_Task details_:
Can you transcribe every entry word for word, skipping the images?

(Entries from a dataset)
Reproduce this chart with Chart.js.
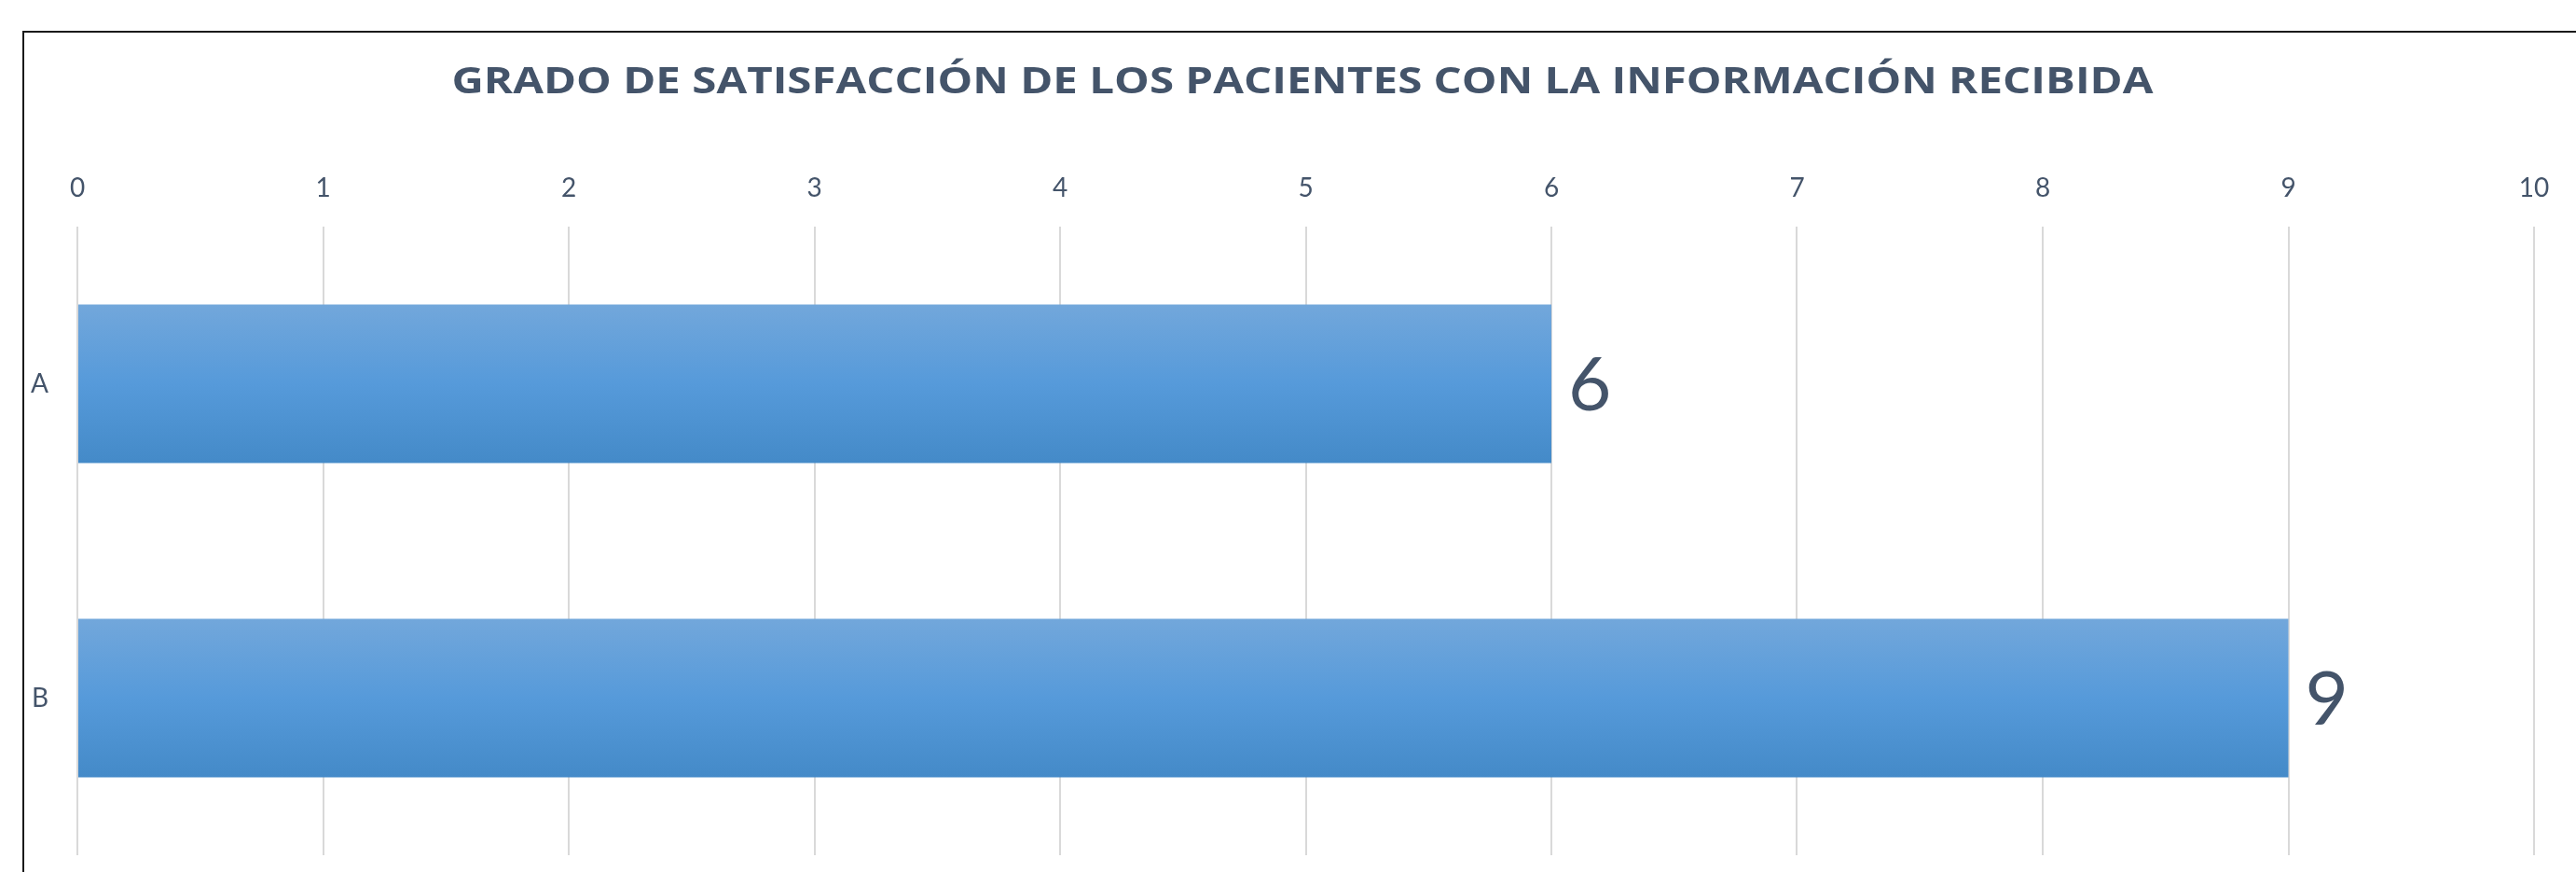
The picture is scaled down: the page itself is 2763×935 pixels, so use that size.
<!DOCTYPE html>
<html>
<head>
<meta charset="utf-8">
<script src="https://cdn.jsdelivr.net/npm/chart.js@4/dist/chart.umd.min.js"></script>
<style>
  html, body { margin: 0; padding: 0; background: #fff; overflow: hidden; }
  #wrap { position: relative; width: 2763px; height: 935px; }
  canvas { display: block; }
</style>
</head>
<body>
<div id="wrap"><canvas id="c" width="2763" height="935"></canvas></div>
<script>
const chartTitle = 'GRADO DE SATISFACCIÓN DE LOS PACIENTES CON LA INFORMACIÓN RECIBIDA';
const categories = ['A', 'B'];
const seriesValues = [6, 9];
const xMin = 0;
const xMax = 10;
const xStep = 1;

const textColor = '#44546A';
const fontFamily = 'Lato, "Open Sans", sans-serif';

const frame = {
  id: 'frame',
  beforeDraw(chart) {
    const c = chart.ctx;
    c.save();
    c.fillStyle = '#ffffff';
    c.fillRect(0, 0, chart.width, chart.height);
    c.strokeStyle = '#1a1a1a';
    c.lineWidth = 2;
    c.beginPath();
    c.moveTo(25, chart.height + 10);
    c.lineTo(25, 34);
    c.lineTo(chart.width + 10, 34);
    c.stroke();
    // title
    c.fillStyle = textColor;
    c.font = 'bold 39px "Open Sans", Lato, sans-serif';
    c.textBaseline = 'alphabetic';
    c.textAlign = 'center';
    const w = c.measureText(chartTitle).width;
    const sx = 1825 / w;
    c.translate(1397, 100);
    c.scale(sx, 1);
    c.fillText(chartTitle, 0, 0);
    c.restore();
  }
};

const valueLabels = {
  id: 'valueLabels',
  afterDatasetsDraw(chart) {
    const c = chart.ctx;
    const meta = chart.getDatasetMeta(0);
    c.save();
    c.fillStyle = textColor;
    c.font = '80px ' + fontFamily;
    c.textAlign = 'left';
    c.textBaseline = 'middle';
    meta.data.forEach((bar, i) => {
      c.fillText(String(chart.data.datasets[0].data[i]), bar.x + 18, bar.y + 3);
    });
    c.restore();
  }
};

function barGradient(ctx) {
  const chart = ctx.chart;
  const yScale = chart.scales.y;
  if (!yScale || ctx.dataIndex === undefined) return '#5B9BD5';
  const center = yScale.getPixelForValue(ctx.dataIndex);
  const half = (yScale.height / categories.length) * 0.505 / 2;
  if (!isFinite(center) || !isFinite(half) || half <= 0) return '#5B9BD5';
  const g = chart.ctx.createLinearGradient(0, center - half, 0, center + half);
  g.addColorStop(0, '#72A7DB');
  g.addColorStop(0.5, '#569ADA');
  g.addColorStop(1, '#448AC8');
  return g;
}

new Chart(document.getElementById('c'), {
  type: 'bar',
  data: {
    labels: categories,
    datasets: [{
      data: seriesValues,
      backgroundColor: barGradient,
      borderWidth: 0,
      categoryPercentage: 1,
      barPercentage: 0.505
    }]
  },
  options: {
    indexAxis: 'y',
    responsive: false,
    animation: false,
    devicePixelRatio: 1,
    layout: { padding: { left: 0, right: 45, top: 112.8, bottom: 18 } },
    plugins: {
      legend: { display: false },
      tooltip: { enabled: false },
      title: { display: false }
    },
    scales: {
      x: {
        position: 'top',
        min: xMin,
        max: xMax,
        ticks: {
          stepSize: xStep,
          color: textColor,
          font: { family: fontFamily, size: 28 },
          padding: 24,
          maxRotation: 0
        },
        grid: { color: '#D9D9D9', lineWidth: 2, drawTicks: false },
        border: { display: false },
        afterFit(scale) {
          scale.height = 243 - 112.8;
          scale.paddingLeft = 0; scale.paddingRight = 0;
        }
      },
      y: {
        ticks: {
          color: textColor,
          font: { family: fontFamily, size: 28 },
          padding: 31
        },
        grid: { display: false, drawTicks: false },
        border: { display: false },
        afterFit(scale) {
          scale.width = 83;
          scale.paddingTop = 0; scale.paddingBottom = 0;
        }
      }
    }
  },
  plugins: [frame, valueLabels]
});
</script>
</body>
</html>
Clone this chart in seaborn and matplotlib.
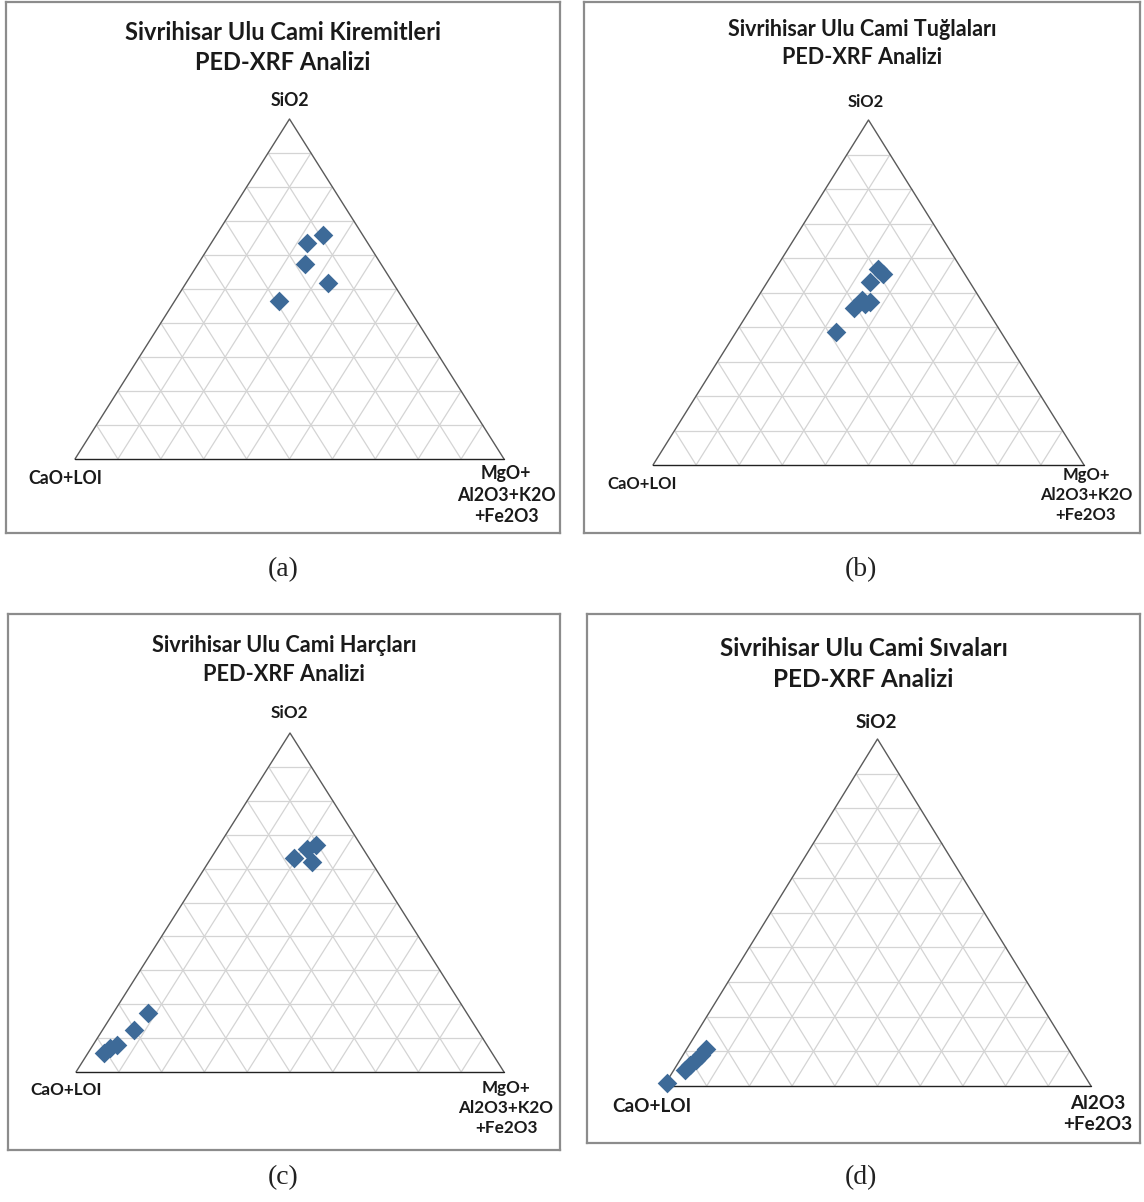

_Result of this exercise_:
Reproduce this chart with Chart.js.
The picture is scaled down: the page itself is 2763×935 pixels, so use that size.
<!DOCTYPE html>
<html>
<head>
<meta charset="utf-8">
<script src="https://cdn.jsdelivr.net/npm/chart.js@4/dist/chart.umd.min.js"></script>
<style>
  html, body { margin: 0; padding: 0; background: #fff; overflow: hidden; }
  #wrap { position: relative; width: 2763px; height: 935px; }
  canvas { display: block; }
</style>
</head>
<body>
<div id="wrap"><canvas id="c" width="2763" height="935"></canvas></div>
<script>
const chartTitle = 'GRADO DE SATISFACCIÓN DE LOS PACIENTES CON LA INFORMACIÓN RECIBIDA';
const categories = ['A', 'B'];
const seriesValues = [6, 9];
const xMin = 0;
const xMax = 10;
const xStep = 1;

const textColor = '#44546A';
const fontFamily = 'Lato, "Open Sans", sans-serif';

const frame = {
  id: 'frame',
  beforeDraw(chart) {
    const c = chart.ctx;
    c.save();
    c.fillStyle = '#ffffff';
    c.fillRect(0, 0, chart.width, chart.height);
    c.strokeStyle = '#1a1a1a';
    c.lineWidth = 2;
    c.beginPath();
    c.moveTo(25, chart.height + 10);
    c.lineTo(25, 34);
    c.lineTo(chart.width + 10, 34);
    c.stroke();
    // title
    c.fillStyle = textColor;
    c.font = 'bold 39px "Open Sans", Lato, sans-serif';
    c.textBaseline = 'alphabetic';
    c.textAlign = 'center';
    const w = c.measureText(chartTitle).width;
    const sx = 1825 / w;
    c.translate(1397, 100);
    c.scale(sx, 1);
    c.fillText(chartTitle, 0, 0);
    c.restore();
  }
};

const valueLabels = {
  id: 'valueLabels',
  afterDatasetsDraw(chart) {
    const c = chart.ctx;
    const meta = chart.getDatasetMeta(0);
    c.save();
    c.fillStyle = textColor;
    c.font = '80px ' + fontFamily;
    c.textAlign = 'left';
    c.textBaseline = 'middle';
    meta.data.forEach((bar, i) => {
      c.fillText(String(chart.data.datasets[0].data[i]), bar.x + 18, bar.y + 3);
    });
    c.restore();
  }
};

function barGradient(ctx) {
  const chart = ctx.chart;
  const yScale = chart.scales.y;
  if (!yScale || ctx.dataIndex === undefined) return '#5B9BD5';
  const center = yScale.getPixelForValue(ctx.dataIndex);
  const half = (yScale.height / categories.length) * 0.505 / 2;
  if (!isFinite(center) || !isFinite(half) || half <= 0) return '#5B9BD5';
  const g = chart.ctx.createLinearGradient(0, center - half, 0, center + half);
  g.addColorStop(0, '#72A7DB');
  g.addColorStop(0.5, '#569ADA');
  g.addColorStop(1, '#448AC8');
  return g;
}

new Chart(document.getElementById('c'), {
  type: 'bar',
  data: {
    labels: categories,
    datasets: [{
      data: seriesValues,
      backgroundColor: barGradient,
      borderWidth: 0,
      categoryPercentage: 1,
      barPercentage: 0.505
    }]
  },
  options: {
    indexAxis: 'y',
    responsive: false,
    animation: false,
    devicePixelRatio: 1,
    layout: { padding: { left: 0, right: 45, top: 112.8, bottom: 18 } },
    plugins: {
      legend: { display: false },
      tooltip: { enabled: false },
      title: { display: false }
    },
    scales: {
      x: {
        position: 'top',
        min: xMin,
        max: xMax,
        ticks: {
          stepSize: xStep,
          color: textColor,
          font: { family: fontFamily, size: 28 },
          padding: 24,
          maxRotation: 0
        },
        grid: { color: '#D9D9D9', lineWidth: 2, drawTicks: false },
        border: { display: false },
        afterFit(scale) {
          scale.height = 243 - 112.8;
          scale.paddingLeft = 0; scale.paddingRight = 0;
        }
      },
      y: {
        ticks: {
          color: textColor,
          font: { family: fontFamily, size: 28 },
          padding: 31
        },
        grid: { display: false, drawTicks: false },
        border: { display: false },
        afterFit(scale) {
          scale.width = 83;
          scale.paddingTop = 0; scale.paddingBottom = 0;
        }
      }
    }
  },
  plugins: [frame, valueLabels]
});
</script>
</body>
</html>
Clone this chart in seaborn and matplotlib.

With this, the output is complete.